Un alito di pietà soffia durante tutta la narrazione, per le vittime, per i colpevoli, per chi ha colpe da scontare, per chi fugge da se stesso e da un passato doloroso. Questa forse è la componente più struggente, sincera. La bambina spinge il protagonista ad andare in un terreno pericoloso come le sabbie mobili. A guardare prima dentro di sé poi nel buio più profondo. E’ stato difficile?

Molto.  Se chi scrive comunque filtra il mondo che crea con la propria visione delle cose, in questo romanzo c’è molto di me. Nel bene e nel male. Ho odiato, scrivendolo. Ho amato, ma meno intensamente. E dopo la prima stesura, in un punto preciso della storia di Sfregio ho anche pianto.

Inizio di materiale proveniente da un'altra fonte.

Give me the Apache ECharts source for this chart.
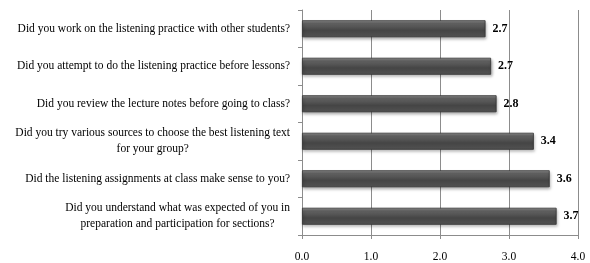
<!DOCTYPE html>
<html><head><meta charset="utf-8">
<script src="https://cdn.jsdelivr.net/npm/echarts@6/dist/echarts.min.js"></script>
<style>html,body{margin:0;padding:0;background:#fff}#c{width:590px;height:263px}</style>
</head><body><div id="c"></div>
<script>
const categories = [
  "Did you work on the listening practice with other students?",
  "Did you attempt to do the listening practice before lessons?",
  "Did you review the lecture notes before going to class?",
  "Did you try various sources to choose the best listening text\nfor your group?",
  "Did the listening assignments at class make sense to you?",
  "Did you understand what was expected of you in\npreparation and participation for sections?"
];
const values = [2.66, 2.74, 2.82, 3.36, 3.59, 3.69];
const xTicks = [0, 1, 2, 3, 4];

const chart = echarts.init(document.getElementById('c'));
chart.setOption({
  animation: false,
  grid: {left: 302, right: 12, top: 10, bottom: 27},
  xAxis: {
    type: 'value', min: 0, max: 4, interval: 1,
    axisLine: {show: true, lineStyle: {color: '#8c8c8c'}},
    axisTick: {show: true, length: 4, lineStyle: {color: '#8c8c8c'}},
    splitLine: {show: true, lineStyle: {color: '#8c8c8c', width: 1}},
    axisLabel: {fontFamily: 'Liberation Serif', fontSize: 11.5, color: '#000', margin: 16,
      formatter: v => xTicks.includes(v) ? v.toFixed(1) : ''}
  },
  yAxis: {
    type: 'category', inverse: true, data: categories,
    axisLine: {show: true, lineStyle: {color: '#8c8c8c'}},
    axisTick: {show: true, length: 4, lineStyle: {color: '#8c8c8c'}},
    axisLabel: {
      margin: 12, fontFamily: 'Liberation Serif', fontSize: 11.5, color: '#000',
      formatter: s => s.split('\n').map(l => '{c|' + l + '}').join('\n'),
      rich: {c: {align: 'center', fontFamily: 'Liberation Serif', fontSize: 11.5, color: '#000', lineHeight: 16}}
    }
  },
  series: [{
    type: 'bar', data: values, barWidth: 17,
    itemStyle: {
      color: new echarts.graphic.LinearGradient(0, 0, 0, 1, [
        {offset: 0, color: '#8e8e8e'},
        {offset: 0.2, color: '#636363'},
        {offset: 0.6, color: '#454545'},
        {offset: 1, color: '#525252'}
      ]),
      borderColor: '#333', borderWidth: 0.8,
      shadowColor: 'rgba(0,0,0,0.35)', shadowBlur: 3, shadowOffsetX: 1, shadowOffsetY: 2
    },
    label: {
      show: true, position: 'right', distance: 7,
      fontFamily: 'Liberation Serif', fontSize: 12, fontWeight: 'bold', color: '#000',
      formatter: p => p.value.toFixed(1)
    }
  }]
});
</script></body></html>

Ti piacerebbe scrivere per il teatro?

A chi devo mandare il curriculum? Scherzi a parte, mi piace scrivere. Scriverei per il teatro, per il cinema…

Stai scrivendo un nuovo romanzo? Puoi anticiparci qualcosa? 

Ho pronto un secondo romanzo con personaggi, ambientazione e trama completamente diversi. Sempre un thriller ma se in “Venti corpi nella neve” il sentimento forte di fondo è il desiderio di vendetta, in questo nuovo è la brama di potere. Molto probabilmente, però, non sarà il prossimo a vedere la luce… da alcune settimane ho iniziato a stendere la seconda avventura di Roberto Serra. Perché io non ho ancora chiuso i conti con le pagine più nere della nostra storia, e Roberto non li ha chiusi col proprio passato.